The warning was known as a “defensive briefing,” which are given to people to alert them they are being targeted by foreign governments for harmful purposes, according to the Post. Johnson told the newspaper that he did not view the FBI meeting as a “defensive briefing” on his probe into the Biden family’s foreign business activities.

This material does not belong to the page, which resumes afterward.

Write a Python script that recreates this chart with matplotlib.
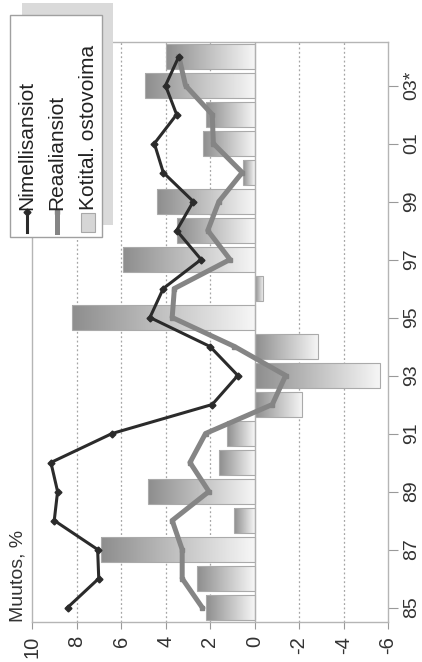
import numpy as np
import matplotlib.pyplot as plt
from matplotlib.colors import LinearSegmentedColormap
from matplotlib.patches import Rectangle
from matplotlib.lines import Line2D

plt.rcParams['font.family'] = ['Liberation Sans', 'DejaVu Sans']

## data (chart is drawn turned 90 degrees, like the reference)
years = ['85', '86', '87', '88', '89', '90', '91', '92', '93', '94',
         '95', '96', '97', '98', '99', '00', '01', '02', '03', '04']
year_labels = ['85', '87', '89', '91', '93', '95', '97', '99', '01', '03*']
nimellisansiot = [8.4, 7.0, 7.05, 9.0, 8.85, 9.15, 6.4, 1.9, 0.75, 2.0,
                  4.7, 4.1, 2.4, 3.5, 2.75, 4.1, 4.5, 3.5, 4.0, 3.4]
reaaliansiot = [2.35, 3.25, 3.25, 3.7, 2.05, 2.9, 2.2, -0.8, -1.4, 0.9,
                3.7, 3.6, 1.1, 2.1, 1.6, 0.55, 1.85, 1.9, 3.1, 3.4]
ostovoima = [2.2, 2.6, 6.9, 0.9, 4.8, 1.6, 1.25, -2.15, -5.65, -2.85,
             8.2, -0.4, 5.9, 3.5, 4.4, 0.5, 2.3, 2.2, 4.9, 4.0]
value_ticks = [10, 8, 6, 4, 2, 0, -2, -4, -6]
value_labels = ['10', '8', '6', '4', '2', '0', '-2', '-4', '-6']

W, H = 422, 662
fig = plt.figure(figsize=(W / 100, H / 100), dpi=100)
ax = fig.add_axes([32 / W, 1 - 622 / H, 356 / W, 580 / H])

pos = np.arange(len(years))

## bars with a grey gradient
cmap = LinearSegmentedColormap.from_list('g', ['#8e8e8e', '#f6f6f6'])
grad = np.linspace(0, 1, 100).reshape(1, -1)
bars = ax.barh(pos, ostovoima, height=0.85, facecolor='none',
               edgecolor='#aaaaaa', lw=0.8, zorder=3)
for b, v in zip(bars, ostovoima):
    lo, hi = min(0, v), max(0, v)
    y0, h = b.get_y(), b.get_height()
    im = ax.imshow(grad, cmap=cmap, extent=(hi, lo, y0, y0 + h),
                   aspect='auto', zorder=2, interpolation='bilinear')
    im.set_clip_path(b)

## grid
for v in [8, 6, 4, 2, -2, -4]:
    ax.axvline(v, color='#a5a5a5', ls=(0, (1.5, 2)), lw=0.9, zorder=1)
ax.axvline(0, color='#b0b0b0', lw=1, zorder=3.5)

## lines
ax.plot(reaaliansiot, pos, color='#858585', lw=3.6, marker='s', ms=3.5, zorder=4)
ax.plot(nimellisansiot, pos, color='#2b2b2b', lw=2.2, marker='D', ms=3.5, zorder=5)

ax.set_xlim(10, -6)
ax.set_ylim(-0.5, 19.5)

for s in ax.spines.values():
    s.set_color('#b5b5b5')
    s.set_linewidth(1)

ax.set_xticks(value_ticks)
ax.set_xticklabels(value_labels, rotation=90, fontsize=14.5, color='#333333')
ax.tick_params(axis='x', length=5, color='#999999', pad=5)
ax.yaxis.tick_right()
ax.set_yticks(pos[::2])
ax.set_yticklabels(year_labels, rotation=90, va='center', fontsize=14, color='#333333')
ax.tick_params(axis='y', length=7, color='#999999', pad=4)

fig.text(18 / W, 1 - 576 / H, 'Muutos, %', rotation=90, ha='center', va='center',
         fontsize=14, color='#333333')

## legend, drawn by hand because it is turned too
fig.add_artist(Rectangle((22 / W, 1 - 225 / H), 91 / W, 222 / H, transform=fig.transFigure,
                         facecolor='#dadada', edgecolor='none', zorder=10))
fig.add_artist(Rectangle((10 / W, 1 - 237 / H), 92 / W, 222 / H, transform=fig.transFigure,
                         facecolor='white', edgecolor='#a0a0a0', lw=1, zorder=11))
fig.add_artist(Line2D([27 / W, 27 / W], [1 - 232 / H, 1 - 212 / H], transform=fig.transFigure,
                      color='#2b2b2b', lw=2.2, marker='D', ms=3.5, markevery=[1], zorder=12))
fig.add_artist(Line2D([57 / W, 57 / W], [1 - 232 / H, 1 - 212 / H], transform=fig.transFigure,
                      color='#858585', lw=3.6, marker='s', ms=3.5, markevery=[1], zorder=12))
fig.add_artist(Rectangle((81 / W, 1 - 232 / H), 14 / W, 19 / H, transform=fig.transFigure,
                         facecolor='#d6d6d6', edgecolor='#a8a8a8', lw=0.8, zorder=12))
for x, lab in [(27, 'Nimellisansiot'), (57, 'Reaaliansiot'), (88, 'Kotital. ostovoima')]:
    fig.text(x / W, 1 - 210 / H, lab, rotation=90, ha='center', va='bottom',
             fontsize=15, color='#222222', zorder=13)

fig.savefig('out.png', dpi=100)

Johnson, who served as chair of the Senate committee on homeland security, oversaw the committee’s investigation into President Joe Biden’s son Hunter’s role with a Ukrainian energy company while Biden was vice president. The final report, issued before the November presidential election, found no evidence that Hunter’s role affected U.S. policy.
Not the first time
His confirmation of receiving such a warning isn’t the first time Johnson, R-Oshkosh, has been swept up in news about Russian disinformation campaigns. In 2019, The Washington Post reported Johnson met with a former Ukrainian diplomat, Andriy Telizhenko, that summer to discuss unsubstantiated claims that Ukraine aided Hillary Clinton’s 2016 campaign for the presidency.
Telizhenko told the Washington Post he met with Johnson for at least half an hour on Capitol Hill and with Senate staff for another five hours. He said Johnson invited him to meet. The meeting purportedly occurred on July 11, according to a photograph taken of the two posted to Telizhenko’s Facebook page.
That was about two weeks before former President Donald Trump’s phone call with Ukrainian President Volodymyr Zelensky in which Trump told Zelensky he wanted him to do a “favor” and investigate Joe Biden. That phone call eventually led to Trump’s first impeachment.
According to The Washington Post, U.S. Sen. Ron Wyden, D-Oregon, claimed Johnson wanted to “give credibility” to disinformation advanced by Telizhenko and Andriy Derkach, a Ukrainian politician accused by the Treasury Department of having been an active Russian agent, for the purpose of helping Trump’s reelection campaign. Johnson has pushed back against that claim, and said his staff vetted the reliability of Telizhenko’s information.
A Johnson spokesperson shared a report by the homeland security committee he chaired that found it was “impossible” Derkach’s efforts could have shaped the committee’s investigation into Hunter Biden. The report also noted the FBI had provided assurances there was no reason the committee should not continue its investigation.
Telizhenko also met several times with former Trump attorney Rudy Giuliani, according to The Washington Post. The FBI recently seized Giuliani’s cellphone as part of a criminal investigation into whether he acted as an unregistered foreign agent.
According to the Post, the warning to Johnson was part of an effort by intelligence officials to tell members of Congress that they risked being used in Russia’s attempt to influence the 2020 presidential election. The FBI planned to inform Giuliani and at least one conservative news outlet of the disinformation campaign, according to the Post, but both denied being contacted.
Editor's note: This story was updated to reflect a correction in The Washington Post story. The Post retracted its report that Giuliani and a conservative news outlet had been contacted by the FBI.